20% for savings and debt repayment: Building an emergency fund, contributing to retirement accounts, investing in taxable accounts, paying extra on debt. The money that builds your future.
The percentages are guidelines, not laws. In expensive cities, needs might consume 60% or more. Someone aggressively paying debt might allocate 30-40% to that goal. Someone with very low income might barely cover needs, leaving little for savings initially.
The framework’s value isn’t the specific numbers—it’s the categorization. Distinguishing between needs, wants, and future wealth clarifies trade-offs. You can argue about where a particular expense falls (is the gym membership a need or a want?), but the conversation itself is productive.

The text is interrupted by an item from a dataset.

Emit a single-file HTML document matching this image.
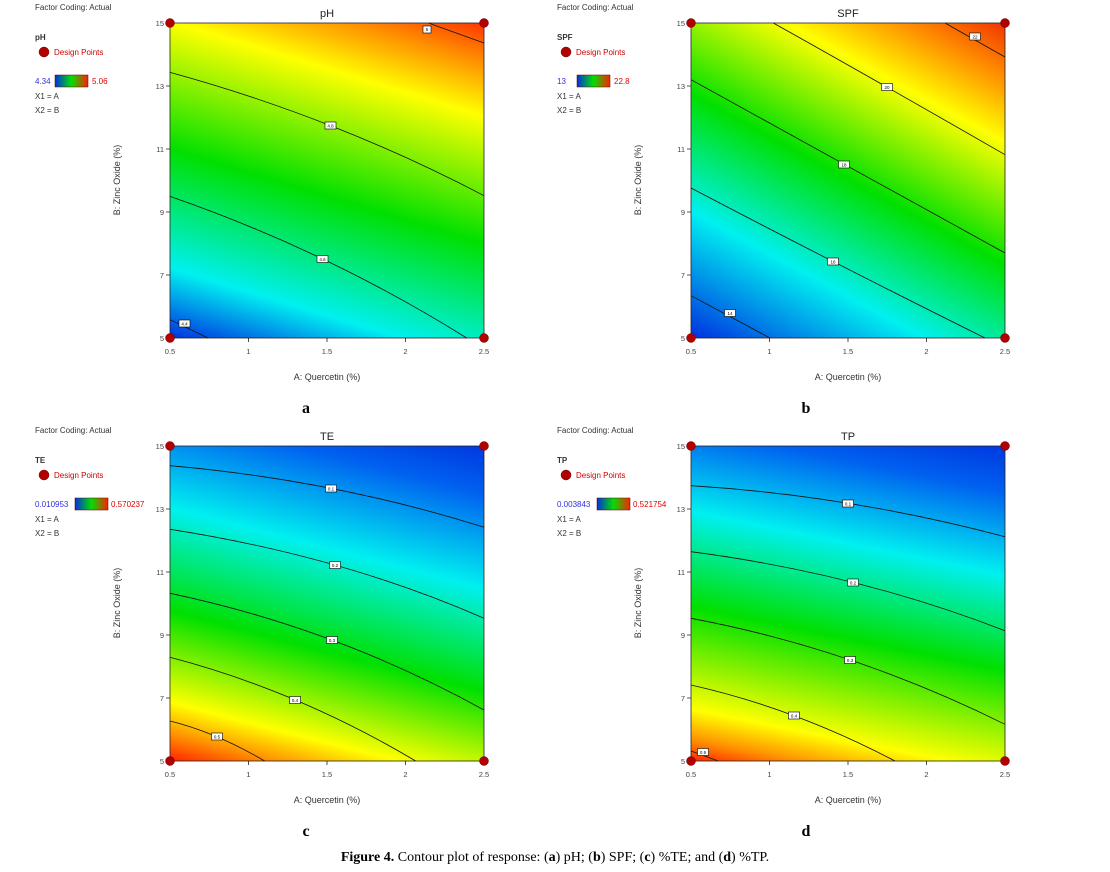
<!DOCTYPE html>
<html><head><meta charset="utf-8"><style>
body{margin:0;background:#fff;width:1110px;height:872px;overflow:hidden}
svg{display:block}
text{font-family:"Liberation Sans",sans-serif}
.t{font-size:8px;fill:#333}
.tl{font-size:7.5px;fill:#444}
.cl{font-size:4.5px;fill:#000;text-anchor:middle}
.lb{fill:#fff;stroke:#000;stroke-width:0.6}
.ct{fill:none;stroke:#111;stroke-width:0.8}
.ax{stroke:#222;stroke-width:0.8}
.dp{fill:#b00000;stroke:#700;stroke-width:0.5}
.cap{font-family:"Liberation Serif",serif;font-weight:bold;font-size:16px;fill:#000}
.fig{font-family:"Liberation Serif",serif;font-size:14px;fill:#000}
</style></head><body>
<svg width="1110" height="872" viewBox="0 0 1110 872">
<defs>
<linearGradient id="gph" gradientUnits="userSpaceOnUse" x1="0" y1="315" x2="114" y2="-62">
<stop offset="0" stop-color="#0030e0"/><stop offset="0.17" stop-color="#00f0f0"/><stop offset="0.46" stop-color="#00e000"/><stop offset="0.77" stop-color="#ffff00"/><stop offset="0.9" stop-color="#ff9000"/><stop offset="1" stop-color="#ff3000"/></linearGradient>
<linearGradient id="gspf" gradientUnits="userSpaceOnUse" x1="0" y1="315" x2="205" y2="-62">
<stop offset="0" stop-color="#0030e0"/><stop offset="0.26" stop-color="#00f0f0"/><stop offset="0.5" stop-color="#00e000"/><stop offset="0.75" stop-color="#ffff00"/><stop offset="0.88" stop-color="#ff9000"/><stop offset="1" stop-color="#f03000"/></linearGradient>
<linearGradient id="gte" gradientUnits="userSpaceOnUse" x1="314" y1="0" x2="218" y2="372">
<stop offset="0" stop-color="#0038e0"/><stop offset="0.12" stop-color="#0060f0"/><stop offset="0.36" stop-color="#00f0f0"/><stop offset="0.62" stop-color="#00e000"/><stop offset="0.85" stop-color="#ffff00"/><stop offset="0.93" stop-color="#ff9000"/><stop offset="1" stop-color="#ff2000"/></linearGradient>
<linearGradient id="gtp" gradientUnits="userSpaceOnUse" x1="314" y1="0" x2="240" y2="365">
<stop offset="0" stop-color="#0038e0"/><stop offset="0.12" stop-color="#0060f0"/><stop offset="0.34" stop-color="#00f0f0"/><stop offset="0.59" stop-color="#00e000"/><stop offset="0.86" stop-color="#ffff00"/><stop offset="0.94" stop-color="#ff9000"/><stop offset="1" stop-color="#ff2000"/></linearGradient>
<linearGradient id="gbar" x1="0" y1="0" x2="1" y2="0">
<stop offset="0" stop-color="#0030e0"/><stop offset="0.5" stop-color="#00e000"/><stop offset="1" stop-color="#ff2000"/></linearGradient>
</defs>

<g>
<text x="35" y="10" class="t">Factor Coding: Actual</text>
<text x="35" y="40" class="t" font-weight="bold" fill="#000">pH</text>
<circle cx="44" cy="52" r="5" class="dp"/><text x="54" y="55" class="t" style="fill:#d00000">Design Points</text>
<text x="35" y="84" class="t" style="fill:#3030e0">4.34</text>
<rect x="55" y="75" width="33" height="12" fill="url(#gbar)" stroke="#600" stroke-width="0.5"/>
<text x="92" y="84" class="t" style="fill:#e00000">5.06</text>
<text x="35" y="99" class="t">X1 = A</text><text x="35" y="113" class="t">X2 = B</text>
</g>
<g transform="translate(522,0)">
<text x="35" y="10" class="t">Factor Coding: Actual</text>
<text x="35" y="40" class="t" font-weight="bold" fill="#000">SPF</text>
<circle cx="44" cy="52" r="5" class="dp"/><text x="54" y="55" class="t" style="fill:#d00000">Design Points</text>
<text x="35" y="84" class="t" style="fill:#3030e0">13</text>
<rect x="55" y="75" width="33" height="12" fill="url(#gbar)" stroke="#600" stroke-width="0.5"/>
<text x="92" y="84" class="t" style="fill:#e00000">22.8</text>
<text x="35" y="99" class="t">X1 = A</text><text x="35" y="113" class="t">X2 = B</text>
</g>
<g transform="translate(0,423)">
<text x="35" y="10" class="t">Factor Coding: Actual</text>
<text x="35" y="40" class="t" font-weight="bold" fill="#000">TE</text>
<circle cx="44" cy="52" r="5" class="dp"/><text x="54" y="55" class="t" style="fill:#d00000">Design Points</text>
<text x="35" y="84" class="t" style="fill:#3030e0">0.010953</text>
<rect x="75" y="75" width="33" height="12" fill="url(#gbar)" stroke="#600" stroke-width="0.5"/>
<text x="111" y="84" class="t" style="fill:#e00000">0.570237</text>
<text x="35" y="99" class="t">X1 = A</text><text x="35" y="113" class="t">X2 = B</text>
</g>
<g transform="translate(522,423)">
<text x="35" y="10" class="t">Factor Coding: Actual</text>
<text x="35" y="40" class="t" font-weight="bold" fill="#000">TP</text>
<circle cx="44" cy="52" r="5" class="dp"/><text x="54" y="55" class="t" style="fill:#d00000">Design Points</text>
<text x="35" y="84" class="t" style="fill:#3030e0">0.003843</text>
<rect x="75" y="75" width="33" height="12" fill="url(#gbar)" stroke="#600" stroke-width="0.5"/>
<text x="111" y="84" class="t" style="fill:#e00000">0.521754</text>
<text x="35" y="99" class="t">X1 = A</text><text x="35" y="113" class="t">X2 = B</text>
</g>

<g transform="translate(170,23)">
<text x="157" y="-6" font-size="11" text-anchor="middle" fill="#222">pH</text>
<rect x="0" y="0" width="314" height="315" fill="url(#gph)"/>
<path class="ct" d="M258.4,0 L314,20"/>
<path class="ct" d="M0,49.4 Q164.4,94.4 314,172.7"/>
<path class="ct" d="M0,173.4 Q157,227.8 296.7,315"/>
<path class="ct" d="M0,296.7 L38,315"/>
<rect class="lb" x="253" y="3" width="8" height="7"/><text class="cl" x="257" y="8">5</text>
<rect class="lb" x="155" y="99" width="11" height="7"/><text class="cl" x="160.5" y="104.5">4.8</text>
<rect class="lb" x="147" y="232.5" width="11" height="7"/><text class="cl" x="152.5" y="238">4.6</text>
<rect class="lb" x="9" y="297" width="11" height="7"/><text class="cl" x="14.5" y="302.5">4.4</text>
<rect x="0" y="0" width="314" height="315" fill="none" class="ax"/>
<path class="ax" d="M0,0h-4M0,63h-4M0,126h-4M0,189h-4M0,252h-4M0,315h-4M0,315v4M78.5,315v4M157,315v4M235.5,315v4M314,315v4"/>
<g class="tl" text-anchor="end"><text x="-6" y="3">15</text><text x="-6" y="66">13</text><text x="-6" y="129">11</text><text x="-6" y="192">9</text><text x="-6" y="255">7</text><text x="-6" y="318">5</text></g>
<g class="tl" text-anchor="middle"><text x="0" y="331">0.5</text><text x="78.5" y="331">1</text><text x="157" y="331">1.5</text><text x="235.5" y="331">2</text><text x="314" y="331">2.5</text></g>
<text x="157" y="357" font-size="9" text-anchor="middle" fill="#333">A: Quercetin (%)</text>
<text transform="translate(-50,157) rotate(-90)" font-size="9" text-anchor="middle" fill="#333">B: Zinc Oxide (%)</text>
<circle cx="0" cy="0" r="4.5" class="dp"/><circle cx="314" cy="0" r="4.5" class="dp"/><circle cx="0" cy="315" r="4.5" class="dp"/><circle cx="314" cy="315" r="4.5" class="dp"/>
</g>

<g transform="translate(691,23)">
<text x="157" y="-6" font-size="11" text-anchor="middle" fill="#222">SPF</text>
<rect x="0" y="0" width="314" height="315" fill="url(#gspf)"/>
<path class="ct" d="M254,0 L314,34"/>
<path class="ct" d="M82.3,0 Q193.2,62.1 314,131.7"/>
<path class="ct" d="M0,56.7 Q149.6,140 314,230"/>
<path class="ct" d="M0,165 Q136.4,236.6 294,315"/>
<path class="ct" d="M0,272.7 L79,315"/>
<rect class="lb" x="278.5" y="10" width="11" height="7"/><text class="cl" x="284" y="15.5">22</text>
<rect class="lb" x="190.5" y="60.5" width="11" height="7"/><text class="cl" x="196" y="66">20</text>
<rect class="lb" x="147.5" y="138" width="11" height="7"/><text class="cl" x="153" y="143.5">18</text>
<rect class="lb" x="136.5" y="235" width="11" height="7"/><text class="cl" x="142" y="240.5">16</text>
<rect class="lb" x="33.5" y="286.5" width="11" height="7"/><text class="cl" x="39" y="292">14</text>
<rect x="0" y="0" width="314" height="315" fill="none" class="ax"/>
<path class="ax" d="M0,0h-4M0,63h-4M0,126h-4M0,189h-4M0,252h-4M0,315h-4M0,315v4M78.5,315v4M157,315v4M235.5,315v4M314,315v4"/>
<g class="tl" text-anchor="end"><text x="-6" y="3">15</text><text x="-6" y="66">13</text><text x="-6" y="129">11</text><text x="-6" y="192">9</text><text x="-6" y="255">7</text><text x="-6" y="318">5</text></g>
<g class="tl" text-anchor="middle"><text x="0" y="331">0.5</text><text x="78.5" y="331">1</text><text x="157" y="331">1.5</text><text x="235.5" y="331">2</text><text x="314" y="331">2.5</text></g>
<text x="157" y="357" font-size="9" text-anchor="middle" fill="#333">A: Quercetin (%)</text>
<text transform="translate(-50,157) rotate(-90)" font-size="9" text-anchor="middle" fill="#333">B: Zinc Oxide (%)</text>
<circle cx="0" cy="0" r="4.5" class="dp"/><circle cx="314" cy="0" r="4.5" class="dp"/><circle cx="0" cy="315" r="4.5" class="dp"/><circle cx="314" cy="315" r="4.5" class="dp"/>
</g>

<g transform="translate(170,446)">
<text x="157" y="-6" font-size="11" text-anchor="middle" fill="#222">TE</text>
<rect x="0" y="0" width="314" height="315" fill="url(#gte)"/>
<path class="ct" d="M0,19.7 Q164.4,34.1 314,81.3"/>
<path class="ct" d="M0,83.3 Q172.4,110.2 314,172.3"/>
<path class="ct" d="M0,147.3 Q166.4,182.3 314,264"/>
<path class="ct" d="M0,211.3 Q127.7,244.8 245.7,315"/>
<path class="ct" d="M0,275 Q46,286.4 94.7,315"/>
<rect class="lb" x="155.5" y="39" width="11" height="7"/><text class="cl" x="161" y="44.5">0.1</text>
<rect class="lb" x="159.5" y="115.5" width="11" height="7"/><text class="cl" x="165" y="121">0.2</text>
<rect class="lb" x="156.5" y="190.5" width="11" height="7"/><text class="cl" x="162" y="196">0.3</text>
<rect class="lb" x="119.5" y="250.5" width="11" height="7"/><text class="cl" x="125" y="256">0.4</text>
<rect class="lb" x="41.5" y="287" width="11" height="7"/><text class="cl" x="47" y="292.5">0.5</text>
<rect x="0" y="0" width="314" height="315" fill="none" class="ax"/>
<path class="ax" d="M0,0h-4M0,63h-4M0,126h-4M0,189h-4M0,252h-4M0,315h-4M0,315v4M78.5,315v4M157,315v4M235.5,315v4M314,315v4"/>
<g class="tl" text-anchor="end"><text x="-6" y="3">15</text><text x="-6" y="66">13</text><text x="-6" y="129">11</text><text x="-6" y="192">9</text><text x="-6" y="255">7</text><text x="-6" y="318">5</text></g>
<g class="tl" text-anchor="middle"><text x="0" y="331">0.5</text><text x="78.5" y="331">1</text><text x="157" y="331">1.5</text><text x="235.5" y="331">2</text><text x="314" y="331">2.5</text></g>
<text x="157" y="357" font-size="9" text-anchor="middle" fill="#333">A: Quercetin (%)</text>
<text transform="translate(-50,157) rotate(-90)" font-size="9" text-anchor="middle" fill="#333">B: Zinc Oxide (%)</text>
<circle cx="0" cy="0" r="4.5" class="dp"/><circle cx="314" cy="0" r="4.5" class="dp"/><circle cx="0" cy="315" r="4.5" class="dp"/><circle cx="314" cy="315" r="4.5" class="dp"/>
</g>

<g transform="translate(691,446)">
<text x="157" y="-6" font-size="11" text-anchor="middle" fill="#222">TP</text>
<rect x="0" y="0" width="314" height="315" fill="url(#gtp)"/>
<path class="ct" d="M0,39.7 Q157.6,49.4 314,90.7"/>
<path class="ct" d="M0,105.7 Q166.4,127.4 314,184.7"/>
<path class="ct" d="M0,172.3 Q161.6,202.7 314,278.3"/>
<path class="ct" d="M0,239 Q104,262.4 204,315"/>
<path class="ct" d="M0,305 L27.3,315"/>
<rect class="lb" x="151.5" y="54" width="11" height="7"/><text class="cl" x="157" y="59.5">0.1</text>
<rect class="lb" x="156.5" y="133" width="11" height="7"/><text class="cl" x="162" y="138.5">0.2</text>
<rect class="lb" x="153.5" y="210.5" width="11" height="7"/><text class="cl" x="159" y="216">0.3</text>
<rect class="lb" x="97.5" y="266" width="11" height="7"/><text class="cl" x="103" y="271.5">0.4</text>
<rect class="lb" x="6.5" y="302.5" width="11" height="7"/><text class="cl" x="12" y="308">0.5</text>
<rect x="0" y="0" width="314" height="315" fill="none" class="ax"/>
<path class="ax" d="M0,0h-4M0,63h-4M0,126h-4M0,189h-4M0,252h-4M0,315h-4M0,315v4M78.5,315v4M157,315v4M235.5,315v4M314,315v4"/>
<g class="tl" text-anchor="end"><text x="-6" y="3">15</text><text x="-6" y="66">13</text><text x="-6" y="129">11</text><text x="-6" y="192">9</text><text x="-6" y="255">7</text><text x="-6" y="318">5</text></g>
<g class="tl" text-anchor="middle"><text x="0" y="331">0.5</text><text x="78.5" y="331">1</text><text x="157" y="331">1.5</text><text x="235.5" y="331">2</text><text x="314" y="331">2.5</text></g>
<text x="157" y="357" font-size="9" text-anchor="middle" fill="#333">A: Quercetin (%)</text>
<text transform="translate(-50,157) rotate(-90)" font-size="9" text-anchor="middle" fill="#333">B: Zinc Oxide (%)</text>
<circle cx="0" cy="0" r="4.5" class="dp"/><circle cx="314" cy="0" r="4.5" class="dp"/><circle cx="0" cy="315" r="4.5" class="dp"/><circle cx="314" cy="315" r="4.5" class="dp"/>
</g>

<text x="306" y="413" class="cap" text-anchor="middle">a</text>
<text x="806" y="413" class="cap" text-anchor="middle">b</text>
<text x="306" y="836" class="cap" text-anchor="middle">c</text>
<text x="806" y="836" class="cap" text-anchor="middle">d</text>
<text x="555" y="861" text-anchor="middle" class="fig" style="font-family:'Liberation Serif',serif;font-size:14px"><tspan font-weight="bold">Figure 4.</tspan> Contour plot of response: (<tspan font-weight="bold">a</tspan>) pH; (<tspan font-weight="bold">b</tspan>) SPF; (<tspan font-weight="bold">c</tspan>) %TE; and (<tspan font-weight="bold">d</tspan>) %TP.</text>
</svg>
</body></html>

A functional starting point
If you’re building a system from scratch, start simple:
Open a savings account at a different bank than your checking. The friction of transferring between banks—usually 1-2 days—reduces the temptation to raid savings for spending. Out of sight, out of mind.
Set up one automatic transfer on payday. Any amount. Even $25. The habit matters more than the quantity at first. You’re building the infrastructure and normalizing the behavior.
Automate every bill that offers it. The fewer manual payments you make, the fewer chances to miss one, the less mental overhead you carry.
Calculate your irregular expenses (annual, quarterly, periodic) and divide by twelve. Set up a monthly transfer to a buffer account for these. When the car registration bill arrives, the money is waiting.
Review after three months. Are you running short before payday? The allocation needs adjustment. Is money piling up in checking with no destination? You can automate more toward savings or investments.
The goal isn’t a perfect system on day one. It’s a functional system that improves over time. Start with what’s sustainable, then optimize incrementally.